You have to run it in client
(to get stdin & stdout) but when you do so .addJar
doesn't work in all cases. If I remember correctly @iig sshed into a machine on the same network than the cluster and run the spark submit there.
So in the long run .addJar
should be replaced by something that copies them first.
I'm using a similar docker image to what @viesti mentioned: https://github.com/plandes/docker-spark-service/blob/master/Dockerfile
This is basically p7hb/docker-spark:2.1.0 with an automation script. However, when starting the the REPL with lein repl
in the powder keg repo I get the following:
user=> (keg/connect! "spark://192.168.99.100:7077")
user=> ExceptionInfo Can't filter out Spark jars! clojure.core/ex-info (core.clj:4617)
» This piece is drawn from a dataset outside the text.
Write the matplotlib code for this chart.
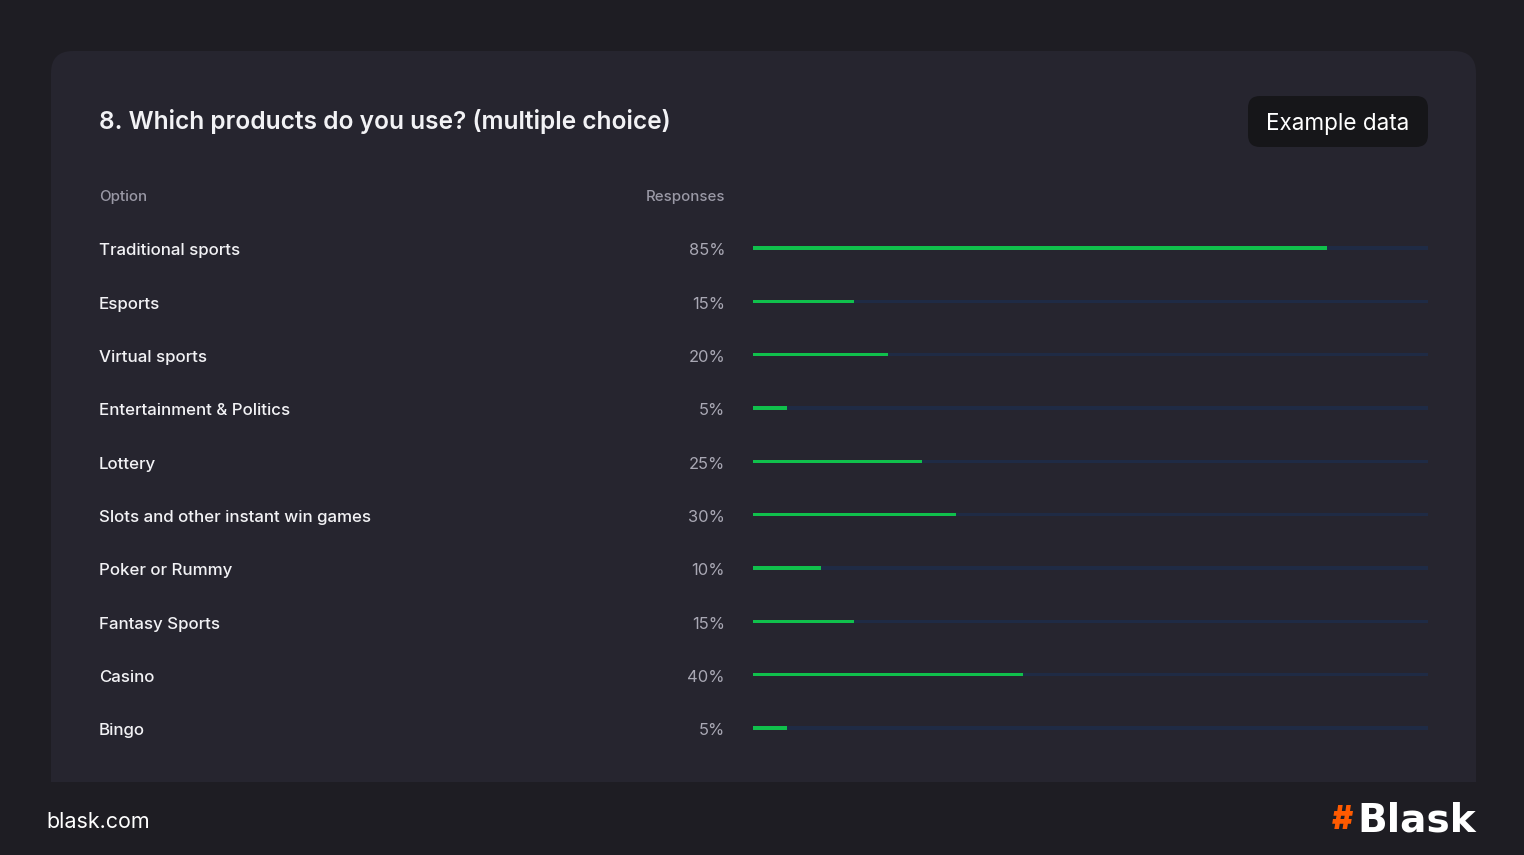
import matplotlib
matplotlib.use("Agg")
import matplotlib.pyplot as plt
from matplotlib.patches import FancyBboxPatch, Rectangle
from matplotlib.transforms import blended_transform_factory

plt.rcParams['font.family'] = ['Inter', 'DejaVu Sans']

title = "8. Which products do you use? (multiple choice)"
options = ["Traditional sports", "Esports", "Virtual sports", "Entertainment & Politics",
           "Lottery", "Slots and other instant win games", "Poker or Rummy",
           "Fantasy Sports", "Casino", "Bingo"]
responses = [85, 15, 20, 5, 25, 30, 10, 15, 40, 5]
header_option = "Option"
header_resp = "Responses"
badge_text = "Example data"
footer_left = "blask.com"

W, H = 1524, 855
PX = 0.72  # points per pixel at dpi 100

fig = plt.figure(figsize=(W / 100, H / 100), dpi=100)
fig.patch.set_facecolor("#1e1d23")

bg = fig.add_axes([0, 0, 1, 1])
bg.set_xlim(0, W)
bg.set_ylim(H, 0)
bg.axis("off")

# card
card = FancyBboxPatch((51, 51), 1425, 760, boxstyle="round,pad=0,rounding_size=22",
                      facecolor="#26252f", edgecolor="none", zorder=1)
bg.add_patch(card)
bg.add_patch(Rectangle((51, 782), 1425, 40, facecolor="#1e1d23", edgecolor="none", zorder=1.5))

# badge
badge = FancyBboxPatch((1248, 96), 180, 51, boxstyle="round,pad=0,rounding_size=12",
                       facecolor="#161619", edgecolor="none", zorder=2)
bg.add_patch(badge)
bg.text(1338, 124, badge_text, color="white", fontsize=22.5 * PX, ha="center", va="center",
        zorder=3)

bg.text(99, 122, title, color="#f2f2f5", fontsize=24.5 * PX, fontweight="semibold",
        ha="left", va="center", zorder=3)
bg.text(99, 197, header_option, color="#9a99a6", fontsize=15 * PX, fontweight="medium",
        ha="left", va="center", zorder=3)
bg.text(725, 197, header_resp, color="#9a99a6", fontsize=15 * PX, fontweight="medium",
        ha="right", va="center", zorder=3)

# footer
bg.text(46, 822, footer_left, color="white", fontsize=21.5 * PX, ha="left", va="center", zorder=3)
bg.text(1342, 820, "#", color="#ff5a00", fontsize=32 * PX, fontweight="black",
        ha="center", va="center", zorder=3)
bg.text(1357, 820, "Blask", color="white", fontsize=39 * PX, fontweight="bold",
        family="DejaVu Sans", ha="left", va="center", zorder=3)

# bars axes
n = len(options)
y0, y1 = 248, 728
step = (y1 - y0) / (n - 1)
top_px = y0 - step / 2
bot_px = y1 + step / 2
x_l, x_r = 753, 1428
ax = fig.add_axes([x_l / W, 1 - bot_px / H, (x_r - x_l) / W, (bot_px - top_px) / H])
ax.set_facecolor("none")
ax.set_xlim(0, 100)
ax.set_ylim(n - 0.5, -0.5)
ax.axis("off")
rows = list(range(n))
bh = 3.4 / step
ax.barh(rows, [100] * n, height=bh, color="#1f2b45", zorder=1)
ax.barh(rows, responses, height=bh, color="#10c04c", zorder=2)

tr = blended_transform_factory(bg.transData, ax.transData)
off = 2.8 / step
for i, (o, r) in enumerate(zip(options, responses)):
    fig.text(99, i + off, o, transform=tr, color="#f2f2f5", fontsize=16.9 * PX,
             fontweight="medium", ha="left", va="center")
    fig.text(725, i + off, f"{r}%", transform=tr, color="#a9a8b4", fontsize=16.5 * PX,
             ha="right", va="center")

fig.savefig("out.png", dpi=100, facecolor=fig.get_facecolor())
Sorry to have to do this but can we reschedule until tomorrow? I caught a cold yesterday but expecting to feel better. However I'm literally shivering in bed. Very sorry I hardly ever get sick.
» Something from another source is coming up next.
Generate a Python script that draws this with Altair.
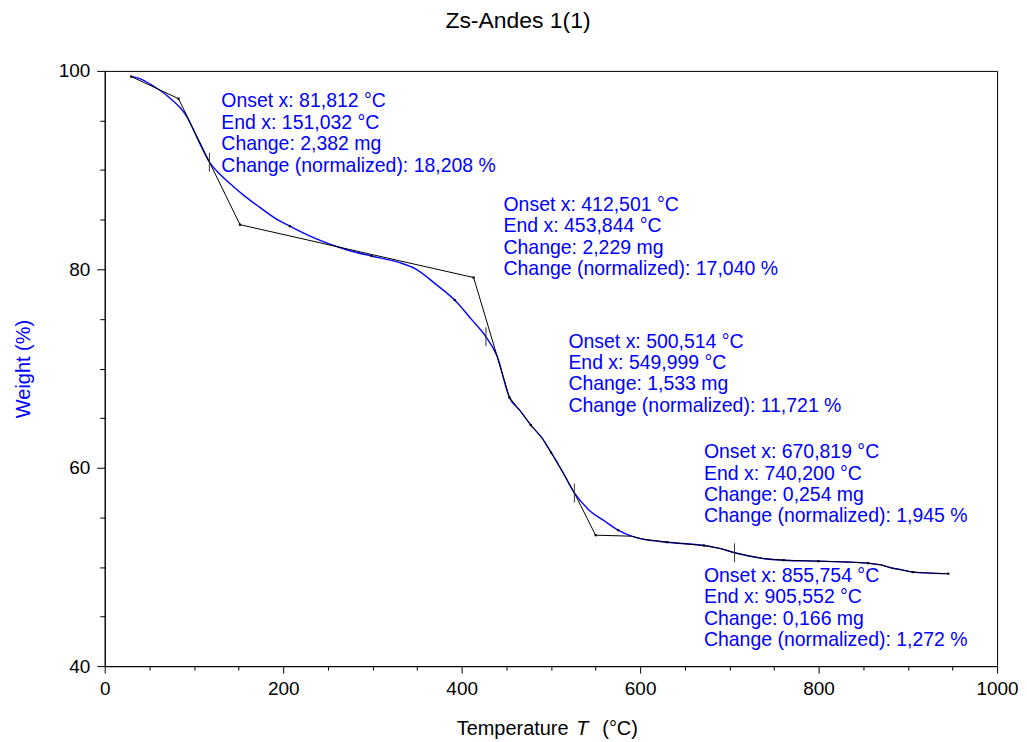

On Mar 6, 2017, at 4:13 AM, Christophe Grand notifications@github.com wrote:
Using a REPL on Yarn could be perfected. You have to run it in client (to get stdin & stdout) but when you do so .addJar doesn't work in all cases. If I remember correctly @iig sshed into a machine on the same network than the cluster and run the spark submit there.
So in the long run .addJar should be replaced by something that copies them first.
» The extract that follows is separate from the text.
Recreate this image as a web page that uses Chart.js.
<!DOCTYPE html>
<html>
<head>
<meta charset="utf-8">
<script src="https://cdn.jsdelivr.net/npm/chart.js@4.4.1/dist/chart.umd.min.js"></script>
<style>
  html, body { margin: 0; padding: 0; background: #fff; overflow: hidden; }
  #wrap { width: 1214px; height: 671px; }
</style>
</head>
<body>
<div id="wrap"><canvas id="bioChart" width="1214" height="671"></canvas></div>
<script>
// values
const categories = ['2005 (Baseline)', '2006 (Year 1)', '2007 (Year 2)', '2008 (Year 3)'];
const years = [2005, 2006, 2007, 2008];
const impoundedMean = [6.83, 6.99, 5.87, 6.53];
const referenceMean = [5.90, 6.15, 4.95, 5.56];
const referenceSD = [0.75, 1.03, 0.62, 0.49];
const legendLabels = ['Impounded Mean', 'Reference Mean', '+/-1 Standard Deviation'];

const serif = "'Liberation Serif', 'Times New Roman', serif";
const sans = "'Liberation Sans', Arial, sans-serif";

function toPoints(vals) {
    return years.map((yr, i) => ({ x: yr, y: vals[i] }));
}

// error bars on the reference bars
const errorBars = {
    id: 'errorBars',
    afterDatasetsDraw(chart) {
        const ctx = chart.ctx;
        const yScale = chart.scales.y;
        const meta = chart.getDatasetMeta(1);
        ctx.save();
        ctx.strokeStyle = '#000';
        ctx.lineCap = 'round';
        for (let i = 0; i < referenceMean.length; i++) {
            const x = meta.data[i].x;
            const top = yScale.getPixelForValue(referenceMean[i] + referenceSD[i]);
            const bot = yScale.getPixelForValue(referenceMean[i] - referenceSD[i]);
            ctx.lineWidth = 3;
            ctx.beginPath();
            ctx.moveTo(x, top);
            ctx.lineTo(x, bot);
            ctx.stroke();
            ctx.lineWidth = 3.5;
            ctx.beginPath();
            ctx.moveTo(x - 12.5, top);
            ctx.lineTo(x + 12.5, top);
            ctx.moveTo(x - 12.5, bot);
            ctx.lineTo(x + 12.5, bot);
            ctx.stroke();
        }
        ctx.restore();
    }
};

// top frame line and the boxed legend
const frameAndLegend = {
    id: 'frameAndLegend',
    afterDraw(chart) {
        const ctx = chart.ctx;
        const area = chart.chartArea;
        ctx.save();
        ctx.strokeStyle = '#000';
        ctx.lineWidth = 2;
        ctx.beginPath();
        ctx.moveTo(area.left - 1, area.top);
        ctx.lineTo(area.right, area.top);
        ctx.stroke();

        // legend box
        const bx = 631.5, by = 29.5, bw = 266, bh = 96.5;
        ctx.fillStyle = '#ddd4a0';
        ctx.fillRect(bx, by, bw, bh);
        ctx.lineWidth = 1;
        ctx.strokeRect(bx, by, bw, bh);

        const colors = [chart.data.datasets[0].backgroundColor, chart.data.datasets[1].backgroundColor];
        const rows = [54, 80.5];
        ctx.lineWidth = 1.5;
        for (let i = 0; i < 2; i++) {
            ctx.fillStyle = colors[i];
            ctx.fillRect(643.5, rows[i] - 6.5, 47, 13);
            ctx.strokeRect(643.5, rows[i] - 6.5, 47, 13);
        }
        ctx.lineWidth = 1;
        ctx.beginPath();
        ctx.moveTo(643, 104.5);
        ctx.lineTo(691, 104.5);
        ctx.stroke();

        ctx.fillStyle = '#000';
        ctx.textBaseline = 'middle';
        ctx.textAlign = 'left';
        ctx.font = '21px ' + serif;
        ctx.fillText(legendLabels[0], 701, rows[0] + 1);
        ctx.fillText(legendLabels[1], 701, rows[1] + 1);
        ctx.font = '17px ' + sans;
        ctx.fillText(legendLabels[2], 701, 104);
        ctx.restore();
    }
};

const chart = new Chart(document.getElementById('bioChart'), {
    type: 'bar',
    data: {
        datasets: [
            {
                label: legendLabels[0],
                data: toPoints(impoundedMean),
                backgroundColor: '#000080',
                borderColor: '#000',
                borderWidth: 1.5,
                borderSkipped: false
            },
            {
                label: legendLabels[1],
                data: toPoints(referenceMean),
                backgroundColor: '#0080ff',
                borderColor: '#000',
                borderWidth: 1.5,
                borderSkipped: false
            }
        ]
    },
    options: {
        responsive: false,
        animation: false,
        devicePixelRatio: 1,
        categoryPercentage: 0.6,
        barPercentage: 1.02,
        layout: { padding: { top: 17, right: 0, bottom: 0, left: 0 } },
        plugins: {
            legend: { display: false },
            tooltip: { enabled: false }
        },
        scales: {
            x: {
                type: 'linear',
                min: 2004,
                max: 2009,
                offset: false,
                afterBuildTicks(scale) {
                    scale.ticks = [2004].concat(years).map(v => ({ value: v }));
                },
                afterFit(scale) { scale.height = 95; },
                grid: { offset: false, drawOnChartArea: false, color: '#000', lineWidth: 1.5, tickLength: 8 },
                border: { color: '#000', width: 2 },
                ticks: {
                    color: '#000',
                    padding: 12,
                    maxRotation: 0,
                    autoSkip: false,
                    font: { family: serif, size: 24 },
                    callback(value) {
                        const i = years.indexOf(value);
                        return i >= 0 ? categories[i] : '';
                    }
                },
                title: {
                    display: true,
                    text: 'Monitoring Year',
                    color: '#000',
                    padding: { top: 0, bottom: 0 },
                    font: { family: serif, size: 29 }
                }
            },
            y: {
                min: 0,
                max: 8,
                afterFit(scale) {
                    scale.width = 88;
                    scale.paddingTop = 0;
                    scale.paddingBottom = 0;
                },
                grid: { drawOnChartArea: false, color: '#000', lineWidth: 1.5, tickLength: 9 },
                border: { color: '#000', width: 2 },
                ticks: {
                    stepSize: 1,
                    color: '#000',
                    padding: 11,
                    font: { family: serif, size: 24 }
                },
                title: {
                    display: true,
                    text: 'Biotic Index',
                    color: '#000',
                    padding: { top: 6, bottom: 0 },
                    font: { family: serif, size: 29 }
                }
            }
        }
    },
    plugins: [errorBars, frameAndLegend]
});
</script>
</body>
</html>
— You are receiving this because you were mentioned. Reply to this email directly, view it on GitHub, or mute the thread.
Sure, we'll reschedule.
Haven't run Dockerized Spark, but the standalone binary 2.1.0 seems to work fine for keg/connect! at least on my MacBook :)
@alan-wischmeyer-climate and I messed around with it some today and the change @viesti made got us past the first example in the readme. It looks like there's an issue with the next example though. We are trying to add a unit test out of the first example.
@plandes Sorry to hear you aren't feeling well, we'll loop you in next time.
Could you post a log around the issue, I could try reproducing the issue too @cgore.
spark2 is the default on master
. Thanks to @cgore @viesti and @plandes for making it happen!
not support 2.0.2 for now?